Return the listing below exactly, with the pictures dropped.

# Data excerpt
★ ★ ★ ★
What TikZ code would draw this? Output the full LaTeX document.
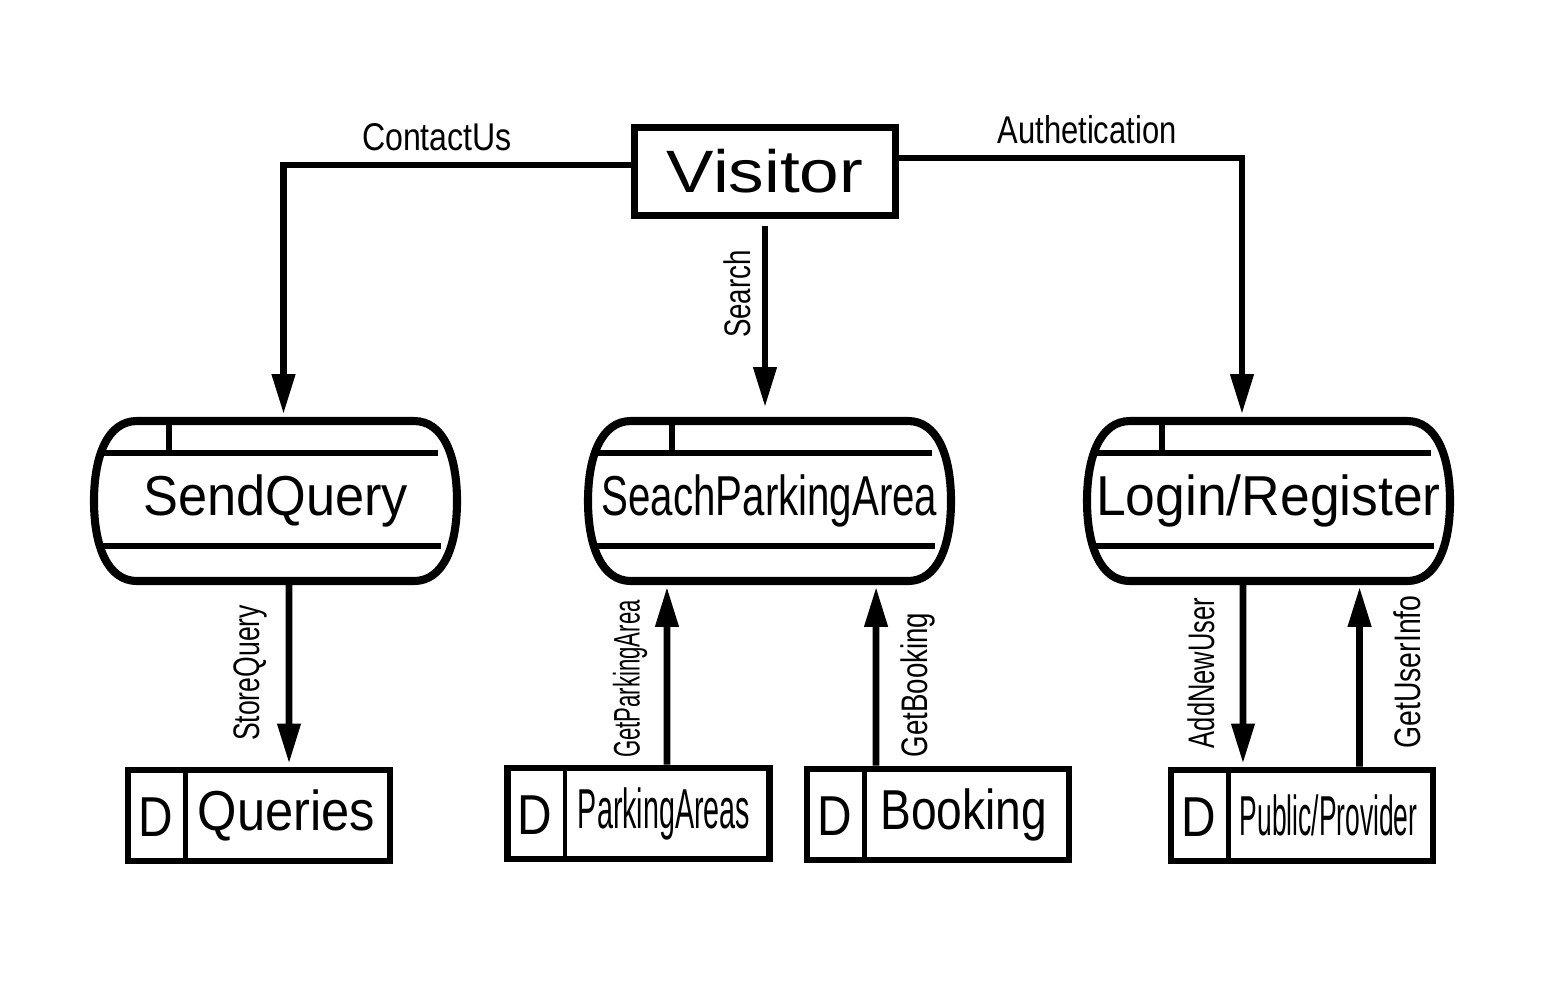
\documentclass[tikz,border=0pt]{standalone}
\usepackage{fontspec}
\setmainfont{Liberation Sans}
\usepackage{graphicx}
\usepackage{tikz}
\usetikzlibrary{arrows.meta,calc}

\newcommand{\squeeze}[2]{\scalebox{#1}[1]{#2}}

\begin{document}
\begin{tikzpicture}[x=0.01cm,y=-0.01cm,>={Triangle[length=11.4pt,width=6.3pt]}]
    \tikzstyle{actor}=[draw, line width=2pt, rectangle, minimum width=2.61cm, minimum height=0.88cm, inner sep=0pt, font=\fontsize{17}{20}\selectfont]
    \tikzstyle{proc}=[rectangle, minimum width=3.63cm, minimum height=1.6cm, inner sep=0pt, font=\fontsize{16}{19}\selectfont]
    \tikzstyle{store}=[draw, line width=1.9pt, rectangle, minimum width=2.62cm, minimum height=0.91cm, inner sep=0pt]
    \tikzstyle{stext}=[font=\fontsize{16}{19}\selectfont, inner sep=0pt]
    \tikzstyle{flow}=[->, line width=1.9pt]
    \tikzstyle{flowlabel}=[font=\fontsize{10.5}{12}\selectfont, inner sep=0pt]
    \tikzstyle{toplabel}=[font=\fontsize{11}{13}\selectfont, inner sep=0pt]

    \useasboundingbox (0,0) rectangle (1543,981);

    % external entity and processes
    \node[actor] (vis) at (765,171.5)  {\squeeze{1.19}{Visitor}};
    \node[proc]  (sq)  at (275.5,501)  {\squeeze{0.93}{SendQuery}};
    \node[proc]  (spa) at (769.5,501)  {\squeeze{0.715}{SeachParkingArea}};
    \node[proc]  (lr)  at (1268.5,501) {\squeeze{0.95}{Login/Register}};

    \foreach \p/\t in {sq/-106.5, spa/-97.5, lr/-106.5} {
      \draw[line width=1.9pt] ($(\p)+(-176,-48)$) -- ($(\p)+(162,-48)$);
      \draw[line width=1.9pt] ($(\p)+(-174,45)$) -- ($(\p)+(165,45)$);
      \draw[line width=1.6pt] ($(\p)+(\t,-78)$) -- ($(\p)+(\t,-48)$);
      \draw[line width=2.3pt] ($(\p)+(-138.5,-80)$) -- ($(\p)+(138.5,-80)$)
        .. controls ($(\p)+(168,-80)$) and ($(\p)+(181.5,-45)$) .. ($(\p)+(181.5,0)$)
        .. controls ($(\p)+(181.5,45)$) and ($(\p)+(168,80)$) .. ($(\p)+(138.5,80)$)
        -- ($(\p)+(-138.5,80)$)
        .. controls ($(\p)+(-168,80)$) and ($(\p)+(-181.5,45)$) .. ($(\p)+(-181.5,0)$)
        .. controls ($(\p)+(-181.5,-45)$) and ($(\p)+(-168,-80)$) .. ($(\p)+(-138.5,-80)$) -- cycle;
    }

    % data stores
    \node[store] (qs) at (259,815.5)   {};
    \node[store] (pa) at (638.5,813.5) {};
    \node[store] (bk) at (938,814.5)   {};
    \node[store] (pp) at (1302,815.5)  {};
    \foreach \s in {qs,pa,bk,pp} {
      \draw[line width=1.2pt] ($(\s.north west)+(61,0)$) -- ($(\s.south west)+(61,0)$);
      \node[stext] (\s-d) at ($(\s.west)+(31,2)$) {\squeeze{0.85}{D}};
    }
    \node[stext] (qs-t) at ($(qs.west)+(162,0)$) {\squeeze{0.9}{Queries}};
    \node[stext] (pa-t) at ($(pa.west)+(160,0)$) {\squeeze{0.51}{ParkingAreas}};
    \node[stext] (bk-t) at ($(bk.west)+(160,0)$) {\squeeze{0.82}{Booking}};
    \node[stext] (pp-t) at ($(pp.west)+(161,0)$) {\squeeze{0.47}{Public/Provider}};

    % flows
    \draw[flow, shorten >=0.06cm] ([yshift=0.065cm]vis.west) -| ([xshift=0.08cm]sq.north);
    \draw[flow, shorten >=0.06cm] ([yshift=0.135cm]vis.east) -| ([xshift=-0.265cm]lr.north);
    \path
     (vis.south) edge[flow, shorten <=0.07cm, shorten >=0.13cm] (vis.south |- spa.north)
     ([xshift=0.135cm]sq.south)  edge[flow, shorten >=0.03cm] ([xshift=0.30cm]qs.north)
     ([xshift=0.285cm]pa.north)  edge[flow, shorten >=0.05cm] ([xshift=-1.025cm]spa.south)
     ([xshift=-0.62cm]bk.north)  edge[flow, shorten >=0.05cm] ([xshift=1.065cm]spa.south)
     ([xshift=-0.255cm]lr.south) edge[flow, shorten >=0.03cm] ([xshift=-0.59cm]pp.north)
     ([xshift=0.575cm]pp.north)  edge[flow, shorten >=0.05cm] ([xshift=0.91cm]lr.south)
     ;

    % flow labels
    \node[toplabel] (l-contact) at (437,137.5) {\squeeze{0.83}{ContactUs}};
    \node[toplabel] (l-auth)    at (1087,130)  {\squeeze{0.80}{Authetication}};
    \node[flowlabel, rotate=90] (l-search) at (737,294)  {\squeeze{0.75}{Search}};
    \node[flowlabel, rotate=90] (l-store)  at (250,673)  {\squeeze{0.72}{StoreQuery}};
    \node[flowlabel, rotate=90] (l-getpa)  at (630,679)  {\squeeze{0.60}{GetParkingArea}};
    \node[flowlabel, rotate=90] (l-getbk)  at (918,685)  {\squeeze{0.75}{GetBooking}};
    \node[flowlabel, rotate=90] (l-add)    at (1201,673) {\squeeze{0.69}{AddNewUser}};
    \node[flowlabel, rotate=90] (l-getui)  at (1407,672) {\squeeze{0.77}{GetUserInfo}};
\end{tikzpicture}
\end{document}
★ ★ ★ ★
# Exercise result
What TikZ code would draw this? Output the full LaTeX document.
\documentclass[tikz,border=0pt]{standalone}
\usepackage{fontspec}
\setmainfont{Liberation Sans}
\usepackage{graphicx}
\usepackage{tikz}
\usetikzlibrary{arrows.meta,calc}

\newcommand{\squeeze}[2]{\scalebox{#1}[1]{#2}}

\begin{document}
\begin{tikzpicture}[x=0.01cm,y=-0.01cm,>={Triangle[length=11.4pt,width=6.3pt]}]
    \tikzstyle{actor}=[draw, line width=2pt, rectangle, minimum width=2.61cm, minimum height=0.88cm, inner sep=0pt, font=\fontsize{17}{20}\selectfont]
    \tikzstyle{proc}=[rectangle, minimum width=3.63cm, minimum height=1.6cm, inner sep=0pt, font=\fontsize{16}{19}\selectfont]
    \tikzstyle{store}=[draw, line width=1.9pt, rectangle, minimum width=2.62cm, minimum height=0.91cm, inner sep=0pt]
    \tikzstyle{stext}=[font=\fontsize{16}{19}\selectfont, inner sep=0pt]
    \tikzstyle{flow}=[->, line width=1.9pt]
    \tikzstyle{flowlabel}=[font=\fontsize{10.5}{12}\selectfont, inner sep=0pt]
    \tikzstyle{toplabel}=[font=\fontsize{11}{13}\selectfont, inner sep=0pt]

    \useasboundingbox (0,0) rectangle (1543,981);

    % external entity and processes
    \node[actor] (vis) at (765,171.5)  {\squeeze{1.19}{Visitor}};
    \node[proc]  (sq)  at (275.5,501)  {\squeeze{0.93}{SendQuery}};
    \node[proc]  (spa) at (769.5,501)  {\squeeze{0.715}{SeachParkingArea}};
    \node[proc]  (lr)  at (1268.5,501) {\squeeze{0.95}{Login/Register}};

    \foreach \p/\t in {sq/-106.5, spa/-97.5, lr/-106.5} {
      \draw[line width=1.9pt] ($(\p)+(-176,-48)$) -- ($(\p)+(162,-48)$);
      \draw[line width=1.9pt] ($(\p)+(-174,45)$) -- ($(\p)+(165,45)$);
      \draw[line width=1.6pt] ($(\p)+(\t,-78)$) -- ($(\p)+(\t,-48)$);
      \draw[line width=2.3pt] ($(\p)+(-138.5,-80)$) -- ($(\p)+(138.5,-80)$)
        .. controls ($(\p)+(168,-80)$) and ($(\p)+(181.5,-45)$) .. ($(\p)+(181.5,0)$)
        .. controls ($(\p)+(181.5,45)$) and ($(\p)+(168,80)$) .. ($(\p)+(138.5,80)$)
        -- ($(\p)+(-138.5,80)$)
        .. controls ($(\p)+(-168,80)$) and ($(\p)+(-181.5,45)$) .. ($(\p)+(-181.5,0)$)
        .. controls ($(\p)+(-181.5,-45)$) and ($(\p)+(-168,-80)$) .. ($(\p)+(-138.5,-80)$) -- cycle;
    }

    % data stores
    \node[store] (qs) at (259,815.5)   {};
    \node[store] (pa) at (638.5,813.5) {};
    \node[store] (bk) at (938,814.5)   {};
    \node[store] (pp) at (1302,815.5)  {};
    \foreach \s in {qs,pa,bk,pp} {
      \draw[line width=1.2pt] ($(\s.north west)+(61,0)$) -- ($(\s.south west)+(61,0)$);
      \node[stext] (\s-d) at ($(\s.west)+(31,2)$) {\squeeze{0.85}{D}};
    }
    \node[stext] (qs-t) at ($(qs.west)+(162,0)$) {\squeeze{0.9}{Queries}};
    \node[stext] (pa-t) at ($(pa.west)+(160,0)$) {\squeeze{0.51}{ParkingAreas}};
    \node[stext] (bk-t) at ($(bk.west)+(160,0)$) {\squeeze{0.82}{Booking}};
    \node[stext] (pp-t) at ($(pp.west)+(161,0)$) {\squeeze{0.47}{Public/Provider}};

    % flows
    \draw[flow, shorten >=0.06cm] ([yshift=0.065cm]vis.west) -| ([xshift=0.08cm]sq.north);
    \draw[flow, shorten >=0.06cm] ([yshift=0.135cm]vis.east) -| ([xshift=-0.265cm]lr.north);
    \path
     (vis.south) edge[flow, shorten <=0.07cm, shorten >=0.13cm] (vis.south |- spa.north)
     ([xshift=0.135cm]sq.south)  edge[flow, shorten >=0.03cm] ([xshift=0.30cm]qs.north)
     ([xshift=0.285cm]pa.north)  edge[flow, shorten >=0.05cm] ([xshift=-1.025cm]spa.south)
     ([xshift=-0.62cm]bk.north)  edge[flow, shorten >=0.05cm] ([xshift=1.065cm]spa.south)
     ([xshift=-0.255cm]lr.south) edge[flow, shorten >=0.03cm] ([xshift=-0.59cm]pp.north)
     ([xshift=0.575cm]pp.north)  edge[flow, shorten >=0.05cm] ([xshift=0.91cm]lr.south)
     ;

    % flow labels
    \node[toplabel] (l-contact) at (437,137.5) {\squeeze{0.83}{ContactUs}};
    \node[toplabel] (l-auth)    at (1087,130)  {\squeeze{0.80}{Authetication}};
    \node[flowlabel, rotate=90] (l-search) at (737,294)  {\squeeze{0.75}{Search}};
    \node[flowlabel, rotate=90] (l-store)  at (250,673)  {\squeeze{0.72}{StoreQuery}};
    \node[flowlabel, rotate=90] (l-getpa)  at (630,679)  {\squeeze{0.60}{GetParkingArea}};
    \node[flowlabel, rotate=90] (l-getbk)  at (918,685)  {\squeeze{0.75}{GetBooking}};
    \node[flowlabel, rotate=90] (l-add)    at (1201,673) {\squeeze{0.69}{AddNewUser}};
    \node[flowlabel, rotate=90] (l-getui)  at (1407,672) {\squeeze{0.77}{GetUserInfo}};
\end{tikzpicture}
\end{document}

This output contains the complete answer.